Le syndicat, c’est vivant

Quelles traces cette recherche-action a-t-elle laissées ? Son principal bénéfice a été de montrer qu’il était possible de construire un collectif de travail à partir d’un travail d’enquête, même dans des conditions difficiles. « Chez nous il y a beaucoup de dévalorisation par rapport à tout ce qu’on nous demande. Les filles ne se rendent pas compte de tout ce qu’elles font. En le mettant par écrit, elles s’aperçoivent qu’elles sont en capacité de proposer, de mettre des choses en place, de contrer certaines situations (…) Il y a en a même qui avant me disaient ‘les mails, les enquêtes, je fais beaucoup de fautes, il faut que je me fasse aider’. Maintenant, elles ont un vocabulaire » constate Christine Lemée, qui en a tiré un enseignement pour elle-même : « je suis maintenant au courant de tout, plus que la direction, de tout ce qui se met en place et des difficultés. Ce que nous avons fait c’est un vivier énorme et ça ne sort pas de notre imaginaire. C’est vraiment ce dont les filles ont besoin, ce qu’elles vivent, leur expérience par rapport à l’ancienneté et à la formation. Depuis que j’ai découvert cela, ça m’a aussi facilité la vie en tant que déléguée du personnel. On est beaucoup moins seul et en plus c’est vivant ».

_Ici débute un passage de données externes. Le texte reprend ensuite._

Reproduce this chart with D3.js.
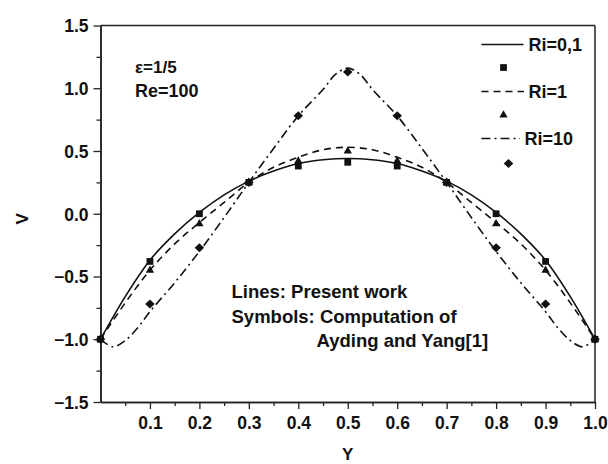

Avoir réussi une telle démarche auprès d’aides à domicile, c’est-à-dire la figure même de la travailleuse isolée, sous-payée, à la qualification non reconnue car « naturalisée » (c’est un travail qu’une femme fait « naturellement » : chacun sait que les femmes sont nées avec un balai à la main…), devant effectuer un travail éprouvant et affronter des rapports sociaux de sexe, n’est pas le moindre intérêt de cette recherche-action. Selon Danièle Kergoat, elle a révélé deux puissances d’agir qui se sont créées et renforcées mutuellement : en tant que femmes et en tant que travailleuses (syndiquées ou non). C’est cette double mobilisation individuelle et collective que l’enquête a permis d’amorcer. Il s’agit bien là d’un mouvement d’émancipation à partir du travail.